Se é pertinente a definição proposta no texto-base da Campanha, de que políticas públicas são ações e programas que são desenvolvidos pelo Estado para garantir e colocar em prática direitos que são previstos na Constituição Federal e em outras leis (n. 14, p. 19), não é mais possível aceitar que a questão da titularidade de direitos seja respondida abstrata e formalmente (NOLETO, Mauro Almeida. Subjetividade Jurídica: a titularidade de direitos em perspectiva emancipatória. Porto Alegre: Sergio Fabris, 1998).
Em outras palavras, dizer que todos são titulares de direitos fundamentais, como declara a letra da Constituição, não quer dizer que todos exercemos efetivamente os mesmos direitos em igualdade de condições, com a mesma intensidade e simultaneamente, ou seja, nos espaços públicos – na “rua” – em que os direitos se originam, realizam ou são violados existe uma rede intrincada e assimétrica de relações; nessa rede há atritos entre valores e interesses, há conflito social, há projetos de vida diversos e às vezes antagônicos, há desigualdades econômicas, e há também identidades sociais em formação, que carregam sentidos jurídicos concretos para os direitos fundamentais.
Concretizar pois, políticas públicas e emancipar pelo direito e pela justiça, se constitui exigência inafastável valorizar a participação político-democrática, assegurar protagonismo aos sujeitos de direito, as comunidades, as organizações sociais de base, os povos, os movimentos sociais, ativando suas redes de diálogo social, de controle das políticas e do orçamento público, para que a própria política (a dimensão visível da caridade, Papa Francisco, Evangelii Gaudium, A Alegria do Evangelho, n. 205) se constitua como um espaço de poder e opiniões, onde diferentes necessidades se enfrentem ou se unem, com visões e concepções distintas em busca do interesse comum (Texto-Base, CF, n. 17, p. 19).
Voltando ao tema que abre este texto, sobre articular Direito e Justiça e, em última análise, Emancipação, é fundamental a mediação de um jurídico instituído nas lutas sociais por reconhecimento da dignidade do humano, direito achado na rua.
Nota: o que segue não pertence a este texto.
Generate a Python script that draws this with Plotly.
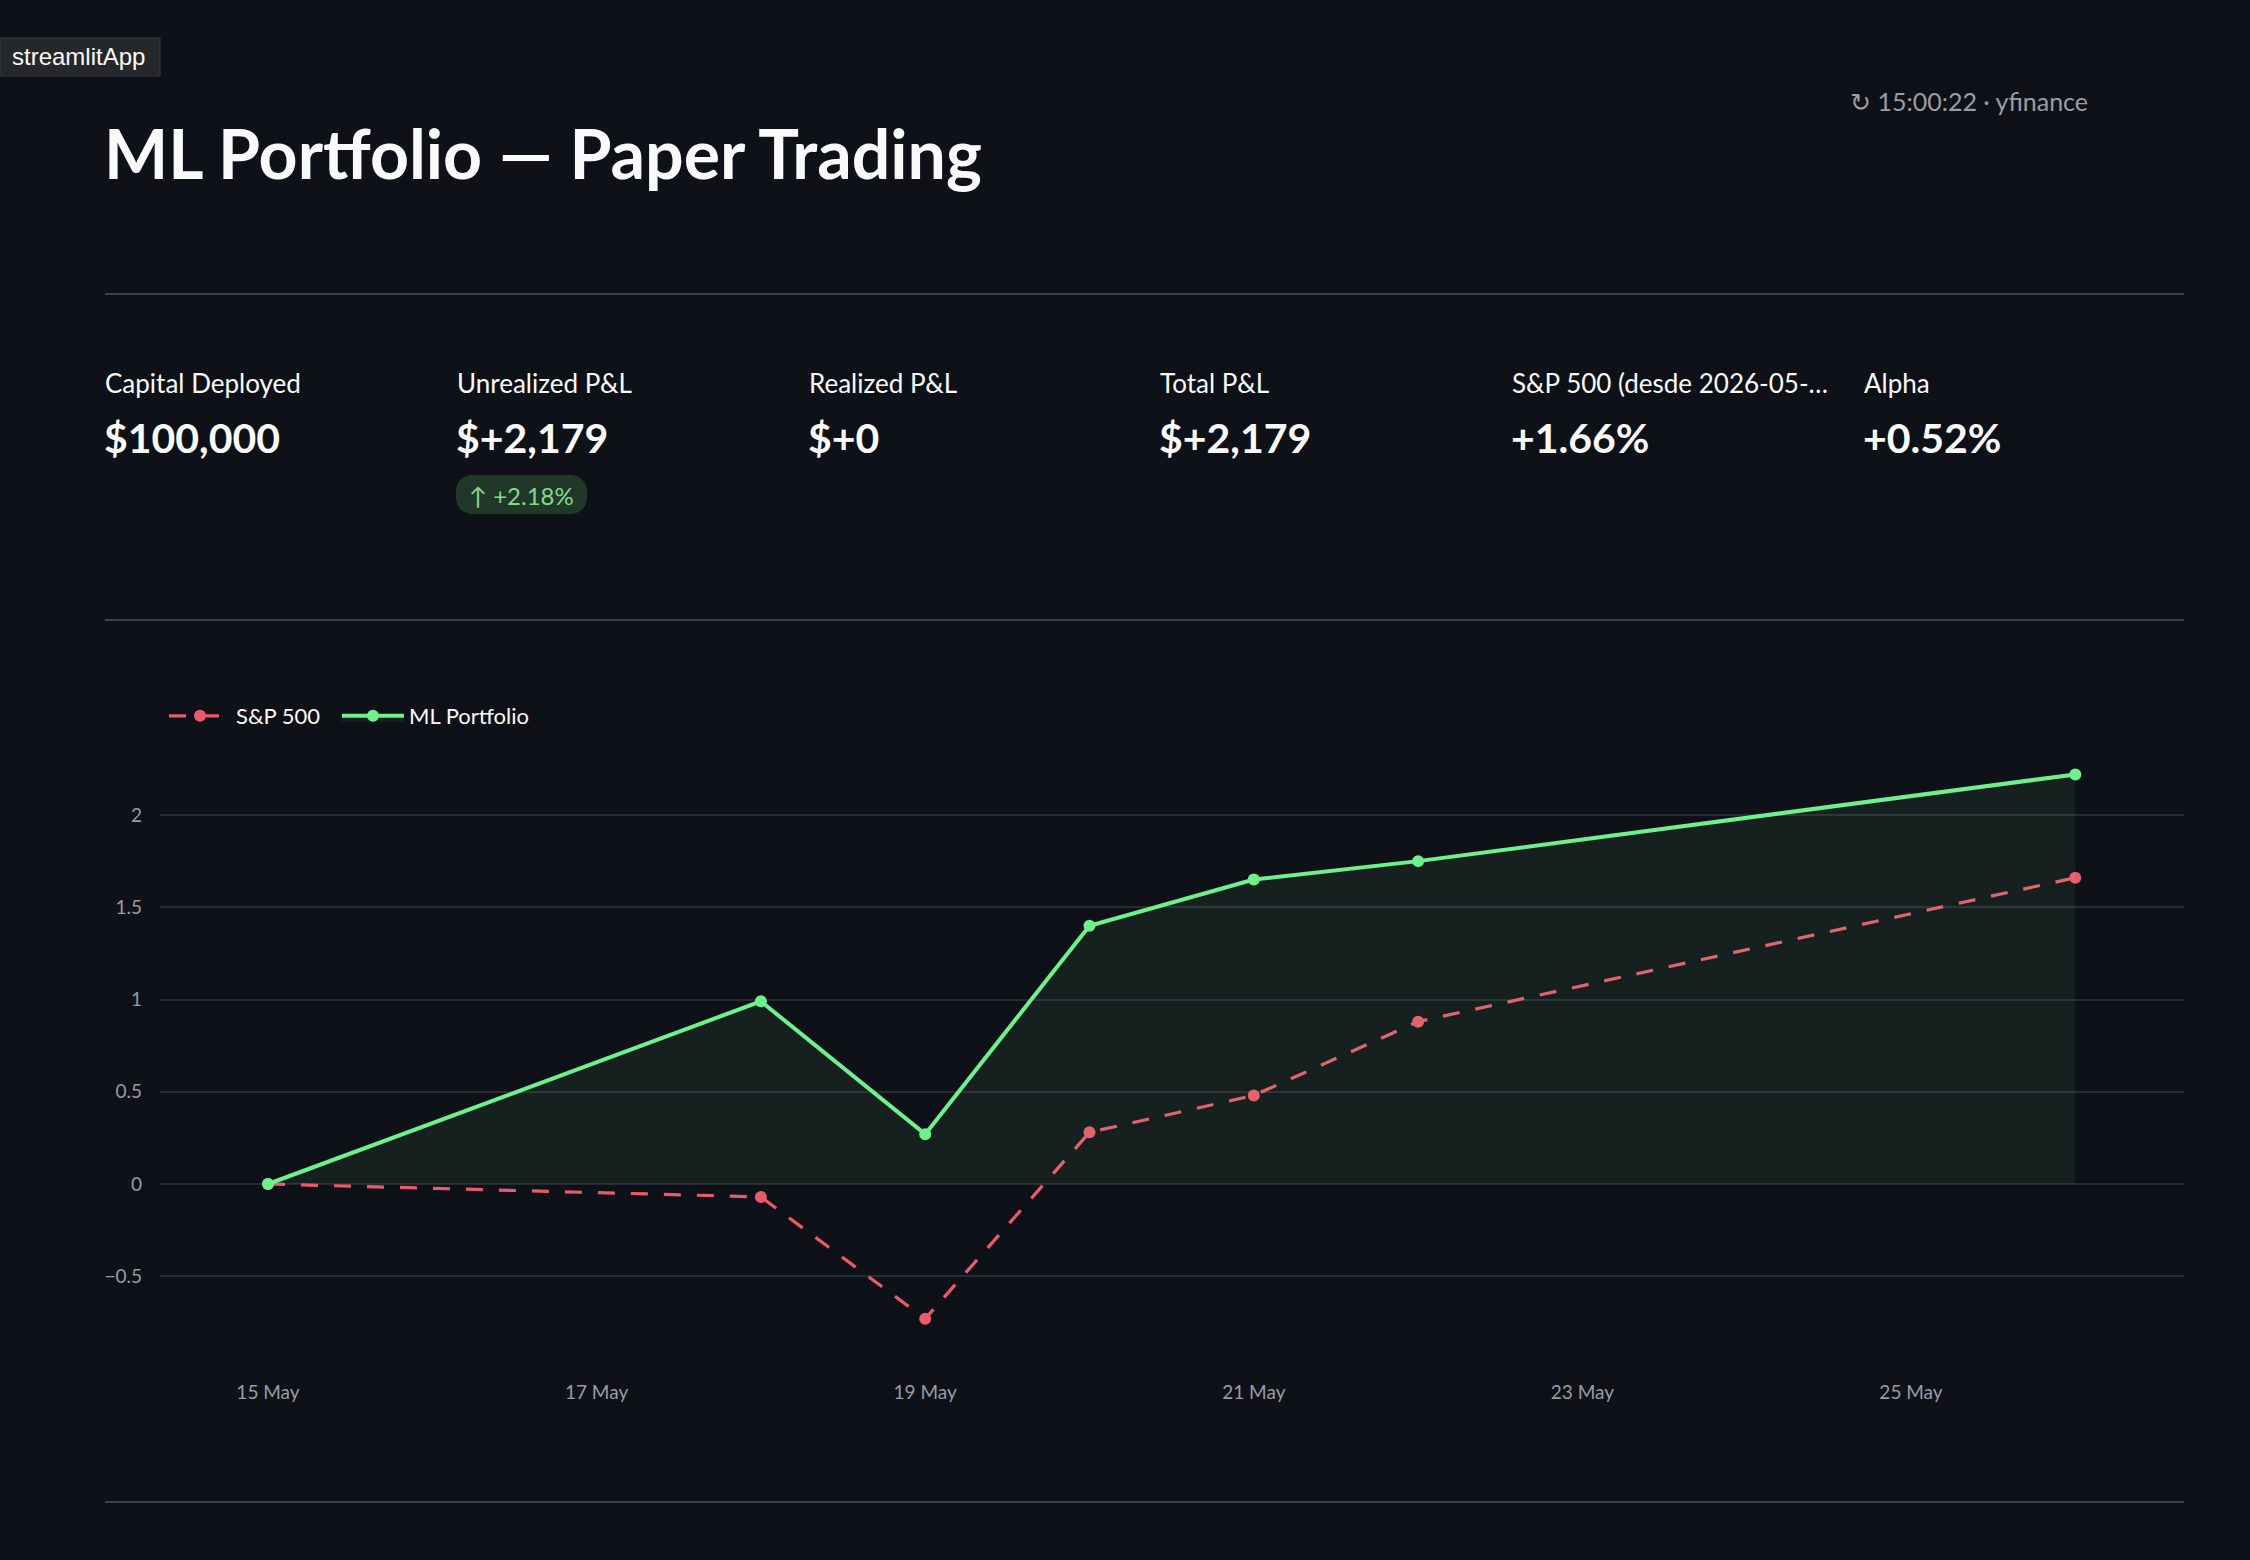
import plotly.graph_objects as go
import pandas as pd

# ---------------- data ----------------
dates = ["2026-05-15", "2026-05-18", "2026-05-19", "2026-05-20",
         "2026-05-21", "2026-05-22", "2026-05-26"]
sp500_pct = [0.0, -0.07, -0.73, 0.28, 0.48, 0.88, 1.66]
portfolio_pct = [0.0, 0.99, 0.27, 1.40, 1.65, 1.75, 2.22]

series_names = ["S&P 500", "ML Portfolio"]

metric_labels = ["Capital Deployed", "Unrealized P&L", "Realized P&L",
                 "Total P&L", "S&P 500 (desde 2026-05-…", "Alpha"]
metric_values = ["$100,000", "$+2,179", "$+0", "$+2,179", "+1.66%", "+0.52%"]
delta_text = "↑ +2.18%"

page_title = "ML Portfolio — Paper Trading"
caption_text = "↻ 15:00:22 · yfinance"
badge_text = "streamlitApp"

# ---------------- style ----------------
W, H = 2250, 1560
BG = "#0e1117"
RED = "#ea5a6d"
GREEN = "#6ef08c"
GRID = "#272a31"
DIVIDER = "#3d4044"
TICK = "#9a9ca5"
WHITE = "#fafafa"
FONT = "Lato, 'Source Sans Pro', 'Noto Sans', sans-serif"


def px(x):
    return x / W


def py(y):
    return 1 - y / H


# plot area in page pixels
PL, PR, PT, PB = 160, 2184, 750, 1354
Y0_PX, Y_UNIT = 1184.0, 184.5          # pixel of value 0, pixels per 1 %
X0_PX, DAY_PX = 268.0, 164.3            # pixel of first date, pixels per day
t0 = pd.Timestamp(dates[0])
x_start = t0 + pd.Timedelta(days=(PL - X0_PX) / DAY_PX)
x_end = t0 + pd.Timedelta(days=(PR - X0_PX) / DAY_PX)
y_lo = (Y0_PX - PB) / Y_UNIT
y_hi = (Y0_PX - PT) / Y_UNIT

fig = go.Figure()
fig.add_trace(go.Scatter(
    x=dates, y=sp500_pct, name=series_names[0], mode="lines+markers",
    line=dict(color=RED, width=3.2, dash="17px,16px"),
    marker=dict(size=12, color=RED), legend="legend",
))
fig.add_trace(go.Scatter(
    x=dates, y=portfolio_pct, name=series_names[1], mode="lines+markers",
    line=dict(color=GREEN, width=4),
    marker=dict(size=12, color=GREEN),
    fill="tozeroy", fillcolor="rgba(110,240,140,0.07)", legend="legend2",
))

shapes = []
annotations = []

# badge
shapes.append(dict(type="rect", xref="paper", yref="paper",
                   x0=px(0), x1=px(160), y0=py(38), y1=py(76),
                   fillcolor="#26272b", line=dict(color="#3a3b40", width=1), layer="below"))
annotations.append(dict(text=badge_text, x=px(78), y=py(57), xref="paper", yref="paper",
                        xanchor="center", yanchor="middle", showarrow=False,
                        font=dict(family="'Liberation Sans', Arial, sans-serif", size=24, color=WHITE)))

# title and caption
annotations.append(dict(text="<b>" + page_title + "</b>", x=px(102), y=py(153),
                        xref="paper", yref="paper", xanchor="left", yanchor="middle",
                        showarrow=False, font=dict(family=FONT, size=68, color=WHITE)))
annotations.append(dict(text=caption_text, x=px(2090), y=py(101),
                        xref="paper", yref="paper", xanchor="right", yanchor="middle",
                        showarrow=False, font=dict(family=FONT, size=25, color="#9c9da3")))

# dividers
for yy in (294, 620, 1502):
    shapes.append(dict(type="line", xref="paper", yref="paper",
                       x0=px(105), x1=px(2184), y0=py(yy), y1=py(yy),
                       line=dict(color=DIVIDER, width=2)))

# metrics
for i, (lab, val) in enumerate(zip(metric_labels, metric_values)):
    mx = 105 + i * 351.8
    annotations.append(dict(text=lab, x=px(mx - 2), y=py(383), xref="paper", yref="paper",
                            xanchor="left", yanchor="middle", showarrow=False,
                            font=dict(family=FONT, size=26, color=WHITE)))
    annotations.append(dict(text="<b>" + val + "</b>", x=px(mx - 3), y=py(437),
                            xref="paper", yref="paper", xanchor="left", yanchor="middle",
                            showarrow=False, font=dict(family=FONT, size=41, color=WHITE)))

# delta pill (rounded rectangle)
x0, x1, y0, y1, r = 456, 587, 475, 514, 16
k = 0.5523 * r
pts = [
    f"M{px(x0 + r)},{py(y0)}",
    f"L{px(x1 - r)},{py(y0)}",
    f"C{px(x1 - r + k)},{py(y0)} {px(x1)},{py(y0 + r - k)} {px(x1)},{py(y0 + r)}",
    f"L{px(x1)},{py(y1 - r)}",
    f"C{px(x1)},{py(y1 - r + k)} {px(x1 - r + k)},{py(y1)} {px(x1 - r)},{py(y1)}",
    f"L{px(x0 + r)},{py(y1)}",
    f"C{px(x0 + r - k)},{py(y1)} {px(x0)},{py(y1 - r + k)} {px(x0)},{py(y1 - r)}",
    f"L{px(x0)},{py(y0 + r)}",
    f"C{px(x0)},{py(y0 + r - k)} {px(x0 + r - k)},{py(y0)} {px(x0 + r)},{py(y0)}",
    "Z",
]
shapes.append(dict(type="path", xref="paper", yref="paper", path=" ".join(pts),
                   fillcolor="#213829", line=dict(width=0), layer="below"))
annotations.append(dict(text=delta_text, x=px((x0 + x1) / 2), y=py(495), xref="paper", yref="paper",
                        xanchor="center", yanchor="middle", showarrow=False,
                        font=dict(family=FONT, size=24, color="#7fdc8f")))

legend_common = dict(orientation="h", yanchor="middle", xanchor="left",
                     font=dict(family=FONT, size=22, color=WHITE),
                     bgcolor="rgba(0,0,0,0)", itemwidth=62)

fig.update_layout(
    width=W, height=H,
    margin=dict(l=0, r=0, t=0, b=0),
    paper_bgcolor=BG, plot_bgcolor=BG,
    font=dict(family=FONT, color=TICK, size=19),
    showlegend=True,
    legend=dict(x=px(164), y=py(716), **legend_common),
    legend2=dict(x=px(337), y=py(716), **legend_common),
    xaxis=dict(domain=[px(PL), px(PR)], type="date", range=[x_start, x_end],
               tick0=dates[0], dtick=2 * 86400000, tickformat="%-d %b",
               showgrid=False, zeroline=False, showline=False,
               tickfont=dict(size=19, color=TICK), ticklabelstandoff=25),
    yaxis=dict(domain=[py(PB), py(PT)], range=[y_lo, y_hi], dtick=0.5,
               showgrid=True, gridcolor=GRID, gridwidth=2,
               zeroline=True, zerolinecolor=GRID, zerolinewidth=2, showline=False,
               tickfont=dict(size=19, color=TICK), ticklabelstandoff=17),
    shapes=shapes,
    annotations=annotations,
    hovermode=False,
)

fig.write_html("out.html")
Em tempos de regresso democrático e constituinte, cabe designar a atenção à
chamada para que se reponha no debate acerca das reformas estruturais pelas quais passa o País, a nota do social que se vai perdendo e que acaba por retirar a dimensão ético-jurídica que deve presidir a sua orientação, ou seja, definir políticas públicas que sejam obedientes a valores. Na medida de seu potencial transformador das instituições e dos perfis de desempenho, esses valores vão permitir organizar, na sociedade e no estado, padrões de cooperação, solidariedade e participação, por meio dos quais, à lógica excludente e alienante que se sustenta no primado da acumulação, se oponha, como prioridade da ação – de governo e da sociedade – a lógica democrática que se sustenta no primado de uma equitativa distribuição.
Isso representa uma chamada para que se reponha na esteira da defesa da Constituição e da Democracia, exigências acerca das reformas estruturais pelas quais passa o debate hoje, vale dizer, repor a nota social, na sua moldura de Justiça, Direito e Emancipação que se vai perdendo e que acaba por retirar a dimensão ético-política que deve presidir a sua orientação. Cuida-se, pois, (SOUSA JUNIOR, José Geraldo de; VIEIRA, Renata Carolina Corrêa, Democracia e Bem Viver: Semear Vida onde só há Morte, http://www.comissaojusticaepazdf.org.br/3518-2/),
de definir políticas públicas, inclusive no que concerne à reforma do Estado e dos serviços públicos, que sejam obedientes a valores. Na medida de seu potencial transformador das instituições e dos perfis de desempenho, esses valores é que vão permitir organizar, na sociedade e no Estado, padrões de cooperação, solidariedade e participação, por meio dos quais, à lógica excludente e alienante que se sustenta no primado da acumulação monopolista, se oponha, como prioridade de ação, da sociedade e do governo, a lógica democrática que se sustenta no primado de uma equitativa distribuição, enquanto se oriente para projeções que garantam o direito à vida plena, bem vivida, vida decente.